Seküler dünya algılayışının dışında organize olan vakıflar, ilminin zekatının verilmesinin gerekliliğine inanan, tebessümün infak şekli olduğunu düşünen, doğanın hâkimi değil bir parçası olduğu bilinciyle hareket eden, kendisi için istemediğini kardeşi için istemeyen, sevdiklerinden infak etmedikçe iman etmiş sayılmayan, komşusu aç iken tok yatmasının Müslümanlığa aykırı olduğunu düşünen bir toplum tasavvuru üzerinden var olmuştur.

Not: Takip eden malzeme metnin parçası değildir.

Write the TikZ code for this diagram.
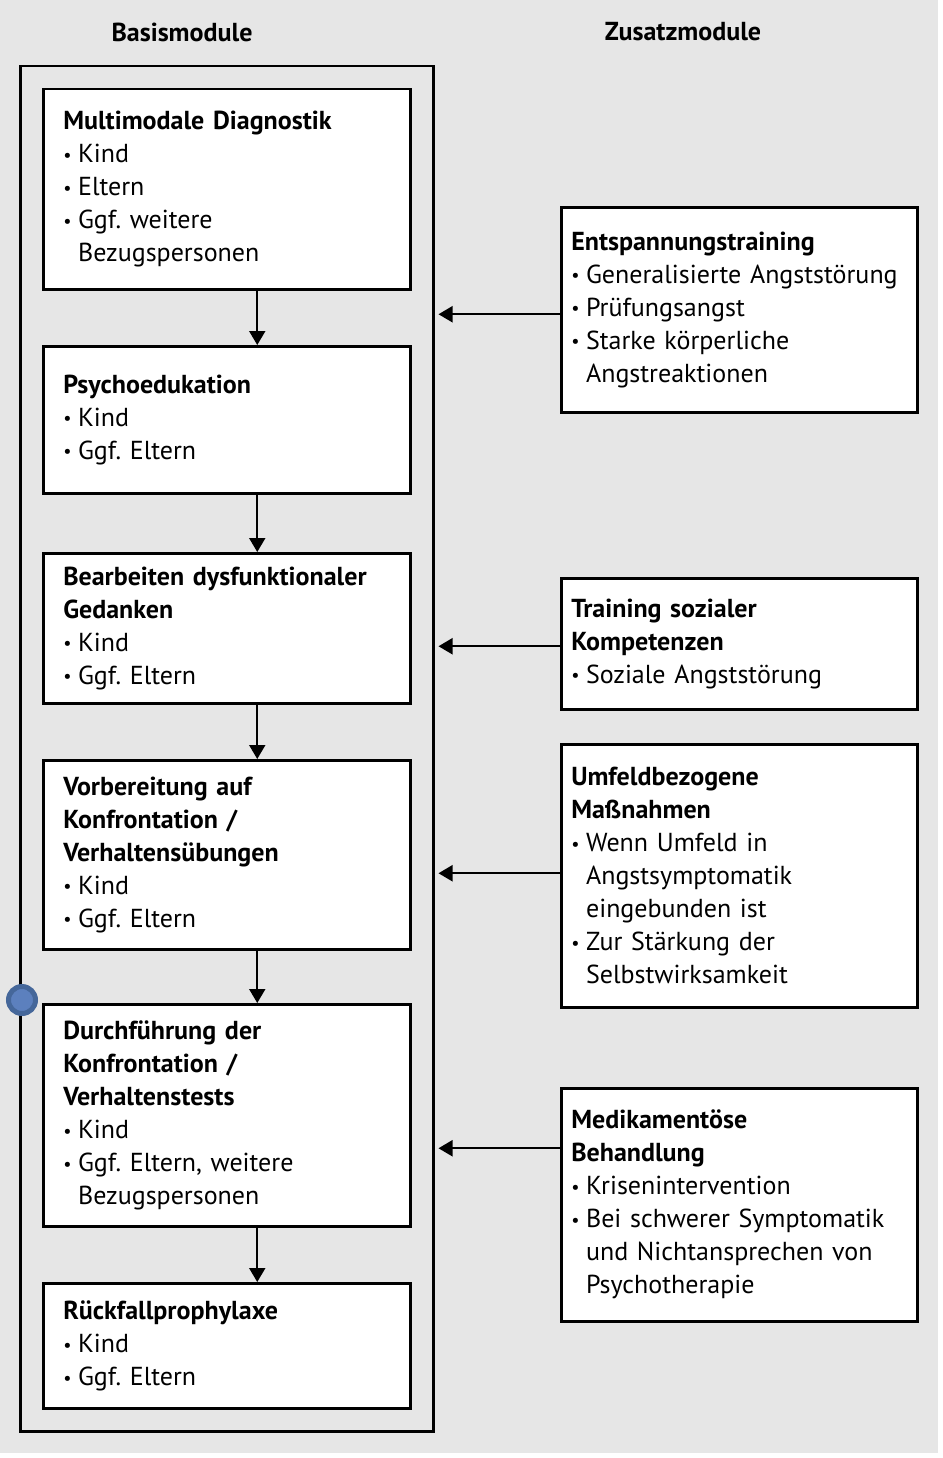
\documentclass[tikz,border=0pt]{standalone}
\usepackage{fontspec}
\setmainfont{PT Sans}
\usetikzlibrary{arrows.meta,positioning}
\definecolor{PanelGray}{RGB}{230,230,230}
\definecolor{DotBlue}{RGB}{92,128,190}
\definecolor{DotRing}{RGB}{69,103,154}
\newcommand{\ttl}[1]{\mbox{\bfseries #1}}
\newcommand{\itm}[1]{\mbox{\makebox[0.57em][l]{\raisebox{0.05em}{\scalebox{0.7}{\textbullet}}}#1}}
\newcommand{\cnt}[1]{\mbox{\hspace*{0.57em}#1}}
\frenchspacing

\begin{document}
\begin{tikzpicture}[x=1pt, y=-1pt,
    basis/.style={draw, fill=white, line width=2.5pt, anchor=north west, align=left, text width=327pt, inner xsep=20pt, minimum width=367pt, font=\fontsize{26}{33}\selectfont},
    zusatz/.style={draw, fill=white, line width=2.5pt, anchor=north west, align=left, text width=336pt, inner xsep=10pt, minimum width=356pt, font=\fontsize{26}{33}\selectfont},
    head/.style={font=\fontsize{26}{33}\selectfont\bfseries},
    arrow/.style={-{Triangle[width=16pt,length=14pt]}, line width=2pt}
  ]
    \fill[white] (0,0) rectangle (942,1458);
    \fill[PanelGray] (0,0) rectangle (938,1453);

    \node[head] (bhead) at (182,32) {Basismodule};
    \node[head] (zhead) at (683,32) {Zusatzmodule};
    \node[draw, line width=2.5pt, anchor=north west, minimum width=413pt, minimum height=1365pt, inner sep=0pt] (frame) at (19,65) {};

    \node[basis, minimum height=200pt] (diag) at (42,88) {\ttl{Multimodale Diagnostik}\\ \itm{Kind}\\ \itm{Eltern}\\ \itm{Ggf. weitere}\\ \cnt{Bezugspersonen}};
    \node[basis, minimum height=147pt] (psych) at (42,345) {\ttl{Psychoedukation}\\ \itm{Kind}\\ \itm{Ggf. Eltern}};
    \node[basis, minimum height=150pt] (gedanken) at (42,552) {\ttl{Bearbeiten dysfunktionaler}\\ \ttl{Gedanken}\\ \itm{Kind}\\ \itm{Ggf. Eltern}};
    \node[basis, minimum height=189pt] (vorb) at (42,759) {\ttl{Vorbereitung auf}\\ \ttl{Konfrontation /}\\ \ttl{Verhaltensübungen}\\ \itm{Kind}\\ \itm{Ggf. Eltern}};
    \node[basis, minimum height=222pt] (durch) at (42,1003) {\ttl{Durchführung der}\\ \ttl{Konfrontation /}\\ \ttl{Verhaltenstests}\\ \itm{Kind}\\ \itm{Ggf. Eltern, weitere}\\ \cnt{Bezugspersonen}};
    \node[basis, minimum height=125pt] (rueck) at (42,1282) {\ttl{Rückfallprophylaxe}\\ \itm{Kind}\\ \itm{Ggf. Eltern}};

    \node[zusatz, minimum height=205pt] (entsp) at (560,206) {\ttl{Entspannungstraining}\\ \itm{Generalisierte Angststörung}\\ \itm{Prüfungsangst}\\ \itm{Starke körperliche}\\ \cnt{Angstreaktionen}};
    \node[zusatz, minimum height=131pt] (sozial) at (560,577) {\ttl{Training sozialer}\\ \ttl{Kompetenzen}\\ \itm{Soziale Angststörung}};
    \node[zusatz, minimum height=263pt] (umfeld) at (560,743) {\ttl{Umfeldbezogene}\\ \ttl{Maßnahmen}\\ \itm{Wenn Umfeld in}\\ \cnt{Angstsymptomatik}\\ \cnt{eingebunden ist}\\ \itm{Zur Stärkung der}\\ \cnt{Selbstwirksamkeit}};
    \node[zusatz, minimum height=233pt] (medi) at (560,1087) {\ttl{Medikamentöse}\\ \ttl{Behandlung}\\ \itm{Krisenintervention}\\ \itm{Bei schwerer Symptomatik}\\ \cnt{und Nichtansprechen von}\\ \cnt{Psychotherapie}};

    \node[circle, fill=DotBlue, draw=DotRing, line width=5pt, minimum size=27pt, inner sep=0pt] (dot) at (22,1000) {};

    \draw[arrow] ([xshift=30.5pt]diag.south) -- ([xshift=30.5pt]psych.north);
    \draw[arrow] ([xshift=30.5pt]psych.south) -- ([xshift=30.5pt]gedanken.north);
    \draw[arrow] ([xshift=30.5pt]gedanken.south) -- ([xshift=30.5pt]vorb.north);
    \draw[arrow] ([xshift=30.5pt]vorb.south) -- ([xshift=30.5pt]durch.north);
    \draw[arrow] ([xshift=30.5pt]durch.south) -- ([xshift=30.5pt]rueck.north);

    \draw[arrow] ([yshift=-4.5pt]entsp.west) coordinate (e1) -- ([xshift=4pt]e1 -| frame.east);
    \draw[arrow] ([yshift=-2.5pt]sozial.west) coordinate (e2) -- ([xshift=4pt]e2 -| frame.east);
    \draw[arrow] ([yshift=2.5pt]umfeld.west) coordinate (e3) -- ([xshift=4pt]e3 -| frame.east);
    \draw[arrow] ([yshift=56.5pt]medi.west) coordinate (e4) -- ([xshift=4pt]e4 -| frame.east);
  \end{tikzpicture}
\end{document}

Toplumsal çeşitlilik ve duyarlılık temelinde toplumun kendi kendini belirleme ve organize etme ortamını oluşturan vakıflar, toplumsal bir kültürün ve problem çözme yönteminin kurumsal bir yansımasıdır. Modern dünyanın tek tipleştirici ve indirgeyici algısı ile organize olan toplumlarda unutulmaya bırakılan vakıflar, postmodern dönemde yeni bir revizyonla bir sivil toplum kuruluşu/gönüllü kuruluş formatına yaklaştırılmaya çalışılmaktadır. Ancak başta eğitim ve sağlık olarak hemen tüm sorunlara çözüm oluşturan, zengin-fakir ve diğer tüm sınıfların kaynaştığı ve iletişime geçtiği toplum vasatları olan bu kurumlar kendilerini var eden ve besleyen engin ve kadim kültürün izlerini taşımaya ve temelinde din olan mektepliklerini sürdürmeye devam edeceklerdir.

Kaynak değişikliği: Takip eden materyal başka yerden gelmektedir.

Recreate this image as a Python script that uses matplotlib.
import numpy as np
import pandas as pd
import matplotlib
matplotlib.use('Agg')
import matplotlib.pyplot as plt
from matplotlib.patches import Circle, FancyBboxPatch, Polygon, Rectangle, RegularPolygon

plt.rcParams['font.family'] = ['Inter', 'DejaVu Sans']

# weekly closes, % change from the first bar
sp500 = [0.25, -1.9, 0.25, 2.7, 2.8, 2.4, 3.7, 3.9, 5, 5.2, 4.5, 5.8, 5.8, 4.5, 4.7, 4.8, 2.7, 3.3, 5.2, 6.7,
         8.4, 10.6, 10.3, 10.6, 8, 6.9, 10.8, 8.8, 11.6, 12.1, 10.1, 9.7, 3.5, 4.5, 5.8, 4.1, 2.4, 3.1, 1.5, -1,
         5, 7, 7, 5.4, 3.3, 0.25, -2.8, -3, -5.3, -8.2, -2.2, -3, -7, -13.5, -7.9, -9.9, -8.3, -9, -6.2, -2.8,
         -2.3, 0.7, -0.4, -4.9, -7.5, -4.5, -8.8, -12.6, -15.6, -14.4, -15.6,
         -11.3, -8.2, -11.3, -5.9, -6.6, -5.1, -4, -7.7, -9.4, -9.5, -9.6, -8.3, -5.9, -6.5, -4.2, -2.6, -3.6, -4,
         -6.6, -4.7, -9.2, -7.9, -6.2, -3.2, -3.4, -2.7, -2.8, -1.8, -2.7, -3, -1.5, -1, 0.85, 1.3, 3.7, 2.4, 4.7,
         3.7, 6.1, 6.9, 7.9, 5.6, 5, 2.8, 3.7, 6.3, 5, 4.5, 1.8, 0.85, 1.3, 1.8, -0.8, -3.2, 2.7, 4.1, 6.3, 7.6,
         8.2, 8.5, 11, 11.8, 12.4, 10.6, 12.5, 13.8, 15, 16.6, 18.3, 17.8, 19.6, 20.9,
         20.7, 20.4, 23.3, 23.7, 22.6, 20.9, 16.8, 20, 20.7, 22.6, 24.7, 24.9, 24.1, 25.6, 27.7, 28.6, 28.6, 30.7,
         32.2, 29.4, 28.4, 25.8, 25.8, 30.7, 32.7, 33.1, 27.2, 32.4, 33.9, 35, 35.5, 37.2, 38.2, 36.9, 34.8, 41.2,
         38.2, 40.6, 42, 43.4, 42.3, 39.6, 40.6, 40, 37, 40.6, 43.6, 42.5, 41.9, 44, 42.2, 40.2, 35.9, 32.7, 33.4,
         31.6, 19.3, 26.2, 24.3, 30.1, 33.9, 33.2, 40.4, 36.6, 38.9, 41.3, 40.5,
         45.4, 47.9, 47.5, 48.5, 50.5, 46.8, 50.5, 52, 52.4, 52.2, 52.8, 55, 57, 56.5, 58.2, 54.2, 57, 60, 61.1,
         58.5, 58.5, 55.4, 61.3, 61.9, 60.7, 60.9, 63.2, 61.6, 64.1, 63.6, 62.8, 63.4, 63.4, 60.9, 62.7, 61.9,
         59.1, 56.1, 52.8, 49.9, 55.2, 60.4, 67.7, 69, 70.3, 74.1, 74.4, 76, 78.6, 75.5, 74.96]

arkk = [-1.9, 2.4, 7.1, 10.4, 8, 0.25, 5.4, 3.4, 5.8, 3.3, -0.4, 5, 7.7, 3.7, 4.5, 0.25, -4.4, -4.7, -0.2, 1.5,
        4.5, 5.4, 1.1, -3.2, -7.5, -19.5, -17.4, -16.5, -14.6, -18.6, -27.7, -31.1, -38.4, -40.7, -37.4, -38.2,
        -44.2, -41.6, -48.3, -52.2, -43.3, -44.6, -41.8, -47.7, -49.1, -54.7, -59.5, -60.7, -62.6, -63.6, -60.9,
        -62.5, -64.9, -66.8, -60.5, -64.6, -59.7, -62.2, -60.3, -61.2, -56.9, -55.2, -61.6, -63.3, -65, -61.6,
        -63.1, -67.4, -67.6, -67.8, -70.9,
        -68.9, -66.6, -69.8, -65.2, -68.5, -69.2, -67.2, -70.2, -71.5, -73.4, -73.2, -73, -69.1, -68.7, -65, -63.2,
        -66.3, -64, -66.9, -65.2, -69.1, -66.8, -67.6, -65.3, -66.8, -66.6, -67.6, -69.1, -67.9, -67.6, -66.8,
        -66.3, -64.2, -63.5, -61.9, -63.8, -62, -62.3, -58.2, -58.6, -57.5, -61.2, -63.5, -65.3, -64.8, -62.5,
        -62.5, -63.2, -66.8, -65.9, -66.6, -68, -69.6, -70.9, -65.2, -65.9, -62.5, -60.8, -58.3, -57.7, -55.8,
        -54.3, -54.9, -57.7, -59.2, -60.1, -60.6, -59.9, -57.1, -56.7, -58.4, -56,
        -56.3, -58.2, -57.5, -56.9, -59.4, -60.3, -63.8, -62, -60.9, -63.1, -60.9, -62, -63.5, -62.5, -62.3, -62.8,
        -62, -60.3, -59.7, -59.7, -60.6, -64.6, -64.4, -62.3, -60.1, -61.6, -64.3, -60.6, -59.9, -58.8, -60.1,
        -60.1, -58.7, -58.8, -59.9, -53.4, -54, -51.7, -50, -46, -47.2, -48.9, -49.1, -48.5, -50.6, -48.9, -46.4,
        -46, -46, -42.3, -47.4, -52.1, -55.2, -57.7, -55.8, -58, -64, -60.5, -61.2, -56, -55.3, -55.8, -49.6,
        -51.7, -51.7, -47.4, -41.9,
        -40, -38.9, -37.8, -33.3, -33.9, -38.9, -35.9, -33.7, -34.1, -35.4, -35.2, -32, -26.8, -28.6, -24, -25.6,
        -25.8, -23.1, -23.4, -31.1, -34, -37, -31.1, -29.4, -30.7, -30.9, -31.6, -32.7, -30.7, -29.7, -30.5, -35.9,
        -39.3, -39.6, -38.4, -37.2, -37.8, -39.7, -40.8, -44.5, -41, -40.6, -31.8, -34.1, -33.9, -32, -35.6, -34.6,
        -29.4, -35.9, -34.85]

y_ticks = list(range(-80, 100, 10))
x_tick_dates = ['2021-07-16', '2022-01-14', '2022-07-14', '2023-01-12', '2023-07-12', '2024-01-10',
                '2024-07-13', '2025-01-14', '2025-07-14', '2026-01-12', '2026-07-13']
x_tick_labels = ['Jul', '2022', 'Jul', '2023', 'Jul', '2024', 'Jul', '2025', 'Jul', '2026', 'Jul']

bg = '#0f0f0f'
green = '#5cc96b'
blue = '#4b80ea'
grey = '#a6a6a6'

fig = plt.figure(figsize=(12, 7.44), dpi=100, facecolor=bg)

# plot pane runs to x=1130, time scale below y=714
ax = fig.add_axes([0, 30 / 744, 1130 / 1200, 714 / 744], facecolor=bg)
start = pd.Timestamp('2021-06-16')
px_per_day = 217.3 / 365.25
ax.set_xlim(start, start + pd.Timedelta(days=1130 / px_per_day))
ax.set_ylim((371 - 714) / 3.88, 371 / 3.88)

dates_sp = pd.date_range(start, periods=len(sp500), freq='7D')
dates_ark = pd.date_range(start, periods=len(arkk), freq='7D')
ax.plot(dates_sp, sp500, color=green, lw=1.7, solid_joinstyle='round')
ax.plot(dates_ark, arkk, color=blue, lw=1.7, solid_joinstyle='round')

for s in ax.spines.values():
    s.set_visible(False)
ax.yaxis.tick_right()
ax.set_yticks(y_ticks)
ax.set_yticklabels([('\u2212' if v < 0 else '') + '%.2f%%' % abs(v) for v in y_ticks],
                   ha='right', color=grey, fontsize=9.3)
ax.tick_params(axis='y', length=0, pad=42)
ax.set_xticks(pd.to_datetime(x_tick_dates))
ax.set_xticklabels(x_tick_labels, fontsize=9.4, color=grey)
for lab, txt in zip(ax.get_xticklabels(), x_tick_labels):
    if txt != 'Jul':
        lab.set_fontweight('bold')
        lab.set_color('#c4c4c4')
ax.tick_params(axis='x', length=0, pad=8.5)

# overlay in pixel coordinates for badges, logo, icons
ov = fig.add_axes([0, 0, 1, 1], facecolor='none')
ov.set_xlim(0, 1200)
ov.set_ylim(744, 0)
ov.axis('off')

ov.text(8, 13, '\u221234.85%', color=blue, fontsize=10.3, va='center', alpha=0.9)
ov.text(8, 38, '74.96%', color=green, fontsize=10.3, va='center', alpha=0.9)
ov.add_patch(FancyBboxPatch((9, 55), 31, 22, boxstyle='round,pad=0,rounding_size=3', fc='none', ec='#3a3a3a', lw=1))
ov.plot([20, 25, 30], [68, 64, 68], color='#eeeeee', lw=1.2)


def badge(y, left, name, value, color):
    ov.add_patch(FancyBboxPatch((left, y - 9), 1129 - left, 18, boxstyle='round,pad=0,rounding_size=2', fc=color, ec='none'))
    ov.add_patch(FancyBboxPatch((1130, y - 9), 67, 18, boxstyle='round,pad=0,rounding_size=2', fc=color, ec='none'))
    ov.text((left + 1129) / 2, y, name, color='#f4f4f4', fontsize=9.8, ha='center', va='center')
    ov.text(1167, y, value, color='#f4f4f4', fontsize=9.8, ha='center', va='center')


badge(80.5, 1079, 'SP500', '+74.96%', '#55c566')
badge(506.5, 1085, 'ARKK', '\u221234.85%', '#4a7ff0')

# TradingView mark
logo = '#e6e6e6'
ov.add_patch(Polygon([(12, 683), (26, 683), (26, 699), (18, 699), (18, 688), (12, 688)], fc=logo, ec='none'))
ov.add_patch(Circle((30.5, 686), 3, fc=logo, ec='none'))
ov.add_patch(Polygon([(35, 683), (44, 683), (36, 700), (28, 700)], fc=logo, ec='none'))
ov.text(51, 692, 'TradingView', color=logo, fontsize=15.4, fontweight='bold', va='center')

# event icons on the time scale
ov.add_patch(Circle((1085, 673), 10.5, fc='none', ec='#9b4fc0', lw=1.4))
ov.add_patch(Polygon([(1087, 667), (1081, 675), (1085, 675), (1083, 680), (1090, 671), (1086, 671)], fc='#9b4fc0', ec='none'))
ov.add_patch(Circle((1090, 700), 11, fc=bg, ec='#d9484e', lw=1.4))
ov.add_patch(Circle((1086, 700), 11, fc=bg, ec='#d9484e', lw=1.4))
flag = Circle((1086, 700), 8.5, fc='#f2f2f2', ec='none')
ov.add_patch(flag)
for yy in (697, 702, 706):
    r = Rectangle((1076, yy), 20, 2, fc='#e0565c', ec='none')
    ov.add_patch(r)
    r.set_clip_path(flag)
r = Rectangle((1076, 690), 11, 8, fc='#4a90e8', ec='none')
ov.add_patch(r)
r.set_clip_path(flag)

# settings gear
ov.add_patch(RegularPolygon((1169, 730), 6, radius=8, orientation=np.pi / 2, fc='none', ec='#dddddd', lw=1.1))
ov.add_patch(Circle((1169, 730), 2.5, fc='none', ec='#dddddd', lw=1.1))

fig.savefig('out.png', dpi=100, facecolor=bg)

Bu bağlamda, eğitim alanında toplumun hizmetine sunulmuş olan vakfımız, kendisi ve kökleri ile sağlıklı bir iletişim kurabilmenin imkânını arayan ve kadim olanın izini sürmek isteyen herkes için bir buluşma noktası olma arzusuyla yola çıkmıştır. Modern olanın bir hafıza kaybı olduğu, şimdinin geçmişten bağımsız olmadığı, kişiler gibi toplumların da birikimleri üzerine inşa edildiği düşünüldüğünde, toplumsal hafızanın kaybının bir toplumun kayboluşu anlamına geldiği aşikardır.

Toplumsal hafızanın diri tutulması ve bizi biz kılan ana kaynaklara ulaşılması ve güncel yordamlarla tedrisatının sağlanması göreviyle hareket eden Seyyid Nizam Eğitim Vakfı, çok yönlü toplumsal bir mektep olmayı kendisine hedef seçmiştir.